Das haben wir nie kategorisch ausgeschlossen. Aber bei der Planung der Seite haben wir auch nie Plätze für Werbung vorgesehen. Im Kern leben wir von unseren Abonnenten, Werbung wäre on top. Wenn sich so etwas ergibt, dann überlegen wir es uns. Was wir allerdings ausschließen können ist, dass Werbung bei uns blinkt oder aufploppt oder kleine Autos über die Seite fahren, die ein Werbebanner hinter sich herziehen Wenn dann sollte es Werbung sein, die nicht nervt. Andererseits ist auch denkbar, dass wir unsere Artikel weiterverkaufen, wenn andere Medienhäuser beispielsweise an einem Essay interessiert sind und das nochmal ihren Lesern weitergeben wollen. Dann agieren wir wie freie Journalisten.

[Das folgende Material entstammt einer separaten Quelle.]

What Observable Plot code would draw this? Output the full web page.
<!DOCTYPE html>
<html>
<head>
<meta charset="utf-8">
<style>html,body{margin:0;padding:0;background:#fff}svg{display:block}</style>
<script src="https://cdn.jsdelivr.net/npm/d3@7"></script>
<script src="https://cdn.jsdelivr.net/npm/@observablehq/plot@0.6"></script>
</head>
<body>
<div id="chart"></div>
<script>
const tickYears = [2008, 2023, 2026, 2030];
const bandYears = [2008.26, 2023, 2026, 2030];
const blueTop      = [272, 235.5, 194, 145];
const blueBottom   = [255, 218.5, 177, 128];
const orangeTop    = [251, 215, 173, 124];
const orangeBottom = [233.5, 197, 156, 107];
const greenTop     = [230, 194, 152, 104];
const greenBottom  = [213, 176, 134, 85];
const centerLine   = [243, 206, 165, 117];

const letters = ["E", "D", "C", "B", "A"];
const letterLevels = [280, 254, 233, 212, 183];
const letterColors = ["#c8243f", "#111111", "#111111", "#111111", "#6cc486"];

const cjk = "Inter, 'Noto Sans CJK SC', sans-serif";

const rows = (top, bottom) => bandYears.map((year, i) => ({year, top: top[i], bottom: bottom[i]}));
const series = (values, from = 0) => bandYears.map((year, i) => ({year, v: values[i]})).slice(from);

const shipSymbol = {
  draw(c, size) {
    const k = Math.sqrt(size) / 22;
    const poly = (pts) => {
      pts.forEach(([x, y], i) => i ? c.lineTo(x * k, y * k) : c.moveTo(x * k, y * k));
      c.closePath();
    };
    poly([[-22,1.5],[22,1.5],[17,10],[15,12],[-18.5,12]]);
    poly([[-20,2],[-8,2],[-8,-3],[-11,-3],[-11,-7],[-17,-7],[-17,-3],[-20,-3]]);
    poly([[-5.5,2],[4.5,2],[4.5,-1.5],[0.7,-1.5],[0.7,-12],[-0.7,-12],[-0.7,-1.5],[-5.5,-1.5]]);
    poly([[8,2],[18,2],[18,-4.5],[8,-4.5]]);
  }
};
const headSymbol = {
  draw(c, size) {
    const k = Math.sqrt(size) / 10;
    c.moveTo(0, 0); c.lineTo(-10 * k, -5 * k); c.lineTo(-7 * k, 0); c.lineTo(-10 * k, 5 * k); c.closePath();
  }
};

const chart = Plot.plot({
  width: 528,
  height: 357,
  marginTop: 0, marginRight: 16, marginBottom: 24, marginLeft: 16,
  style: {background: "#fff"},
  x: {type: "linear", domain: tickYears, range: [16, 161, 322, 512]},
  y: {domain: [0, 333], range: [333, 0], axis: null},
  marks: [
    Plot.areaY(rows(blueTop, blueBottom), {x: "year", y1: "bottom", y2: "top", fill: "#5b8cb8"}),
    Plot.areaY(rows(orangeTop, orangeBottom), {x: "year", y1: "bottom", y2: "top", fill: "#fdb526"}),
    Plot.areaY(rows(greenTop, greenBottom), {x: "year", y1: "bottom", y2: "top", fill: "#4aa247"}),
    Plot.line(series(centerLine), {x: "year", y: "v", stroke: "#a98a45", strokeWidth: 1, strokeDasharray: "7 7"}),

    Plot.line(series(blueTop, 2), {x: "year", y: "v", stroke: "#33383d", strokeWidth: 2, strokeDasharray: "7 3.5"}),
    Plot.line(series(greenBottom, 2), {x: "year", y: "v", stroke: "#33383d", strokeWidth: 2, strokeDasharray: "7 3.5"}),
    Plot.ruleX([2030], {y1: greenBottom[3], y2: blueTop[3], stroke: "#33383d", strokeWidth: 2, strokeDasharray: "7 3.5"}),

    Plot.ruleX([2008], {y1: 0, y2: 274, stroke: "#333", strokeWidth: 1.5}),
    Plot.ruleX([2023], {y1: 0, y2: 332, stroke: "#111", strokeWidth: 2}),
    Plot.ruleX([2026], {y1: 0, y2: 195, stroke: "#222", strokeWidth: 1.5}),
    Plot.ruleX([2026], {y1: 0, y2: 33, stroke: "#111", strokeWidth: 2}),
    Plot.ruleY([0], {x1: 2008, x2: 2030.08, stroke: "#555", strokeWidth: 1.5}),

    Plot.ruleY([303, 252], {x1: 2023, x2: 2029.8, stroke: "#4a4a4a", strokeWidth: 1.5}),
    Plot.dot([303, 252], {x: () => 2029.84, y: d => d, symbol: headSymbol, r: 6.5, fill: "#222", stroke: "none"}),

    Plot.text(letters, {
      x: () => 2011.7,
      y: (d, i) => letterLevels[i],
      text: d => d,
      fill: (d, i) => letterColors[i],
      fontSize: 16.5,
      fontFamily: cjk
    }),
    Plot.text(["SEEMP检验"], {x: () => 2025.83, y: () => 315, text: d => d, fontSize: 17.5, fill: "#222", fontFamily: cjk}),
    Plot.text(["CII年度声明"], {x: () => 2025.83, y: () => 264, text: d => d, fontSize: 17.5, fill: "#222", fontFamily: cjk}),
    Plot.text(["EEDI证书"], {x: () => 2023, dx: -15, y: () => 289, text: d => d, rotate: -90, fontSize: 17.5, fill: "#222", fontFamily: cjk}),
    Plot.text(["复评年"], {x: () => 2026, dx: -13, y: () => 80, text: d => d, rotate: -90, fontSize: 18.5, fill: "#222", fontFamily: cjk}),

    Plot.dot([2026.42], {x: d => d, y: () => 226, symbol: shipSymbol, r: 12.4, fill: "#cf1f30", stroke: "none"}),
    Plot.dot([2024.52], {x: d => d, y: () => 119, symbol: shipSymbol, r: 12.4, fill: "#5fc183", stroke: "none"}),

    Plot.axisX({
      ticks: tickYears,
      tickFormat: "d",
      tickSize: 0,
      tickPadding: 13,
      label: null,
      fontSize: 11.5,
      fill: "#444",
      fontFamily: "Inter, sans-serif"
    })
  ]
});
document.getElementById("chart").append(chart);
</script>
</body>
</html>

Medienressorts sind meist die ersten Opfer von Sparmaßnahmen. Warum ist Medienkritik Ihrer Meinung nach immer noch – oder gerade jetzt – wichtig?

Es ist gerade eine gute Zeit , Medienkritik zu betreiben. Zum einen gibt es diese sehr laute, sehr pauschale Verurteilung der Medien. Zum anderen haben in den vorigen Jahren immer mehr Redaktionen ihren Medienteil eingestellt, wie etwa Der Spiegel vor nicht allzu langer Zeit, mit dem Versprechen, Medienkritik finde auch an anderen Stellen im Heft statt. Das ist bestimmt richtig. Trotzdem glauben wir, dass eine Fokussierung darauf wichtig ist. Wer sonst soll Journalisten auf die Finger gucken, wenn nicht Journalisten?

In Zeiten von Social Media kann das theoretisch jeder. Wofür spricht Ihrer Meinung nach eine professionelle Medienkritik?

Das stimmt. Man muss sich nur auf Twitter, Facebook und Co. umschauen. Nur die Kritik, die dort geäußert wird, ist sehr reflexhaft, sehr laut, teilweise überpolemisch. Auch wir sind manchmal böse, wenn uns etwas aufregt und manchmal hauen auch wir einen Tweet reflexhaft raus. Aber wir sind ausgebildete Journalisten. Wir wenden das Handwerk an, mit dem auch die anderen arbeiten. Dass es den Journalisten nicht besonders gefällt, kritisiert zu werden, ist auch klar. Aber da müssen sie durch.

Ihr Slogan heißt „Medien besser kritisieren“. Inwiefern kritisieren Sie die Medien besser als andere?

Man kann den Slogan auf zwei Arten lesen. Einerseits zielt er auf eine bessere Medienkritik ab, die auf Fakten konzentriert ist. Wir haben gemerkt, dass den Leuten die Fakten oft schon reichen, um sich dann eine Meinung zu bilden. Und wir können uns frei bewegen: Wir gehören nicht zu den Lügenpresse-Rufern, zu keinem Verlag, keiner Rundfunkanstalt. Wir sind unabhängig. Und es wäre natürlich schön, wenn sich etwas ändern würde. Manchmal resigniert man fast, zum Beispiel in der Suizidberichterstattung. Seit Jahren weiß man, dass eine zu detaillierte Berichterstattung Nachahmer auf den Plan ruft. Aber ich sehe sie immer wieder, wie detailliert darüber geschrieben wird, zuletzt bei Sascha Lewandowski. Da fragt man sich, wie oft man es noch sagen und schreiben muss. Aber es schwingt natürlich die Hoffnung mit, dass manche Journalisten einen Schritt zurücktreten und ihre Arbeit reflektieren.

Was steht bis zum ersten Geburtstag von Übermedien auf dem Plan?

Ziemlich viel. Wir wollen uns damit beschäftigen, wie wir unsere Paywall aufrüsten können, so dass der Nutzer neben dem normalen Abonnement von 3,99 Euro im Monat entscheiden kann, ob er uns vielleicht 6 Euro oder 10 Euro zahlen möchte. Wir müssen Abonnenten dazu gewinnen und wollen uns breiter aufstellen, was Autoren betrifft, um noch mehr Debatten anzuregen und eine Diskussion zu bewirken. Nach dem Veröffentlichen der Artikel soll es nicht ruhig sein, sondern lebendig.